Ramsey Bay

Bays of the Isle of ManMarine reservesUNESCO Biosphere Reserve
4 min read

Below the surface of the bay there are meadows. Eelgrass meadows, swaying in the cold green water, and beds of pink coralline maerl that look like underwater coral but are alive in their own slow way. There are reefs built by horse mussels stacked together, and forests of kelp where the bottom drops away. Ramsey Bay covers 94 square kilometres off the northeast corner of the Isle of Man, from the Point of Ayre at the island's northern tip down to Maughold Head, and most of what makes it special you would never see from the deck of a boat.

The Island's First Marine Reserve

In October 2011, under the Wildlife Act 1990, the whole bay was given statutory protection as the Isle of Man's first Marine Nature Reserve. The science behind the designation was straightforward: the bay holds internationally significant areas of eelgrass, horse mussel reefs, kelp forests and maerl - habitats that act as nurseries for commercially important fish, shellfish and crustacea. Some parts of the reserve are highly protected. Other parts form a 'fisheries management zone' co-managed by the Manx Fish Producers' Organisation and the Department of Environment, Food and Agriculture, with very little of that zone actually fished. The bay is also a core marine area of the island's UNESCO Biosphere Reserve. Right at its centre lies the Ramsey Mooragh Shore Area of Special Scientific Interest, and the entire coast has been designated an Area of Ecological Importance in the local plan. As of 2019 a controversial marina proposal would infill the South Beach and build a new harbour inside the reserve - a fight that has been quietly running for years.
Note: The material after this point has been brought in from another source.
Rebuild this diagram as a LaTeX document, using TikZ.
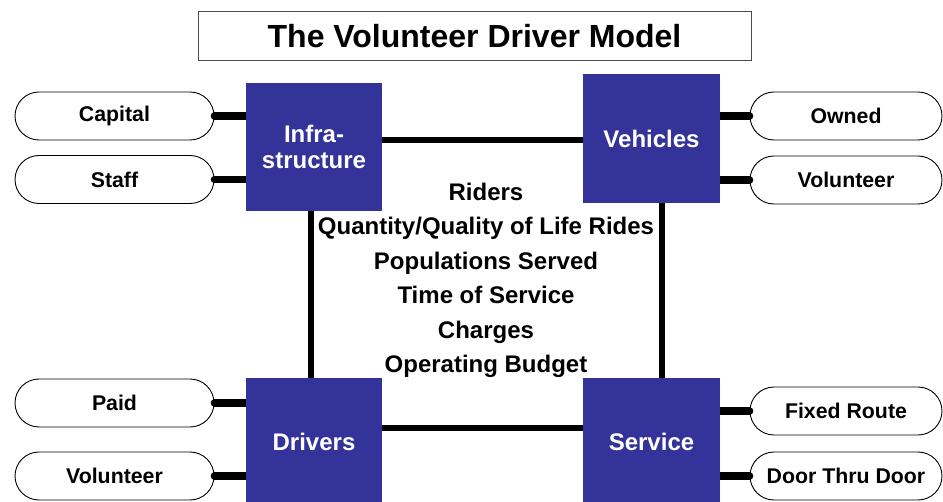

The Ship That Played the Hits

In July 1964, a strange visitor arrived in the bay and stayed for almost four years. The original Radio Caroline ship, which had been broadcasting pirate pop music off the Essex coast, slipped away from the southeast of England and sailed north. It dropped anchor in Ramsey Bay and began broadcasting as Radio Caroline North, beaming the records the BBC would not play across the Irish Sea to listeners in Belfast, Liverpool, Glasgow and the north of England. The British government tried to outlaw it; the audience grew anyway. The ship rode at anchor here through summers and winters until March 1968, when creditors finally caught up and it was towed away. For four years, one of the most influential broadcasting operations in British pop history floated in this bay.

The Fleetwood Lady

On the night of 7 March 1956, the Fleetwood-based trawler Fleetwood Lady anchored in Ramsey Bay so that three of her crew could go ashore and see their families. The six men - Allan Bradford, Arnold Brew, Albert 'Abby' Cottier, Eric Lyall, his son Eric James Lyall, and Reginald Wright - rowed in together. Later, when they rowed back out toward the trawler, the boat capsized. None of them made it home. A father and son were among the lost. In March 2002 a plaque was unveiled in the town to remember them. It is a small monument for a small disaster in a long history of the sea, but on the Isle of Man almost everyone is one or two people away from someone who fishes, and so the names still mean something here. The Ramsey lifeboat has been on station since 1829 in part because of nights like that one.

Looking Out

Stand on the long sandy beach north of the harbour on a clear day, and the bay opens out east across nineteen kilometres of water before the Lake District peaks of Cumbria climb out of the haze on the English mainland. Whitehaven is 36 miles northeast. The water is colder than it looks. The sand is firm enough to walk a dog on, and the dog will probably get muddy at the south end where the Sulby River pushes out across the harbour swing bridge. The slow currents at the Point of Ayre keep reshaping the gravel beach at the northern tip, and grey seals haul out on the shingle there. The bay holds a remarkable amount, in other words, for a sweep of water that most maps barely label.

From the Air

Ramsey Bay opens onto the Irish Sea at roughly 54.35N, 4.30W on the northeast coast of the Isle of Man, running 18 km (10 nm) from the Point of Ayre lighthouse at the northern tip to Maughold Head in the south. From altitude the bay reads as a broad curving inlet, with the town of Ramsey at its southwest corner and the long northern sandy beach running up to the Point of Ayre. Nearest airfield is Ronaldsway (EGNS) 18 nm S; former RAF Jurby strip is 5 nm W of the bay's centre. On clear days the Cumbrian fells are visible across the water to the east.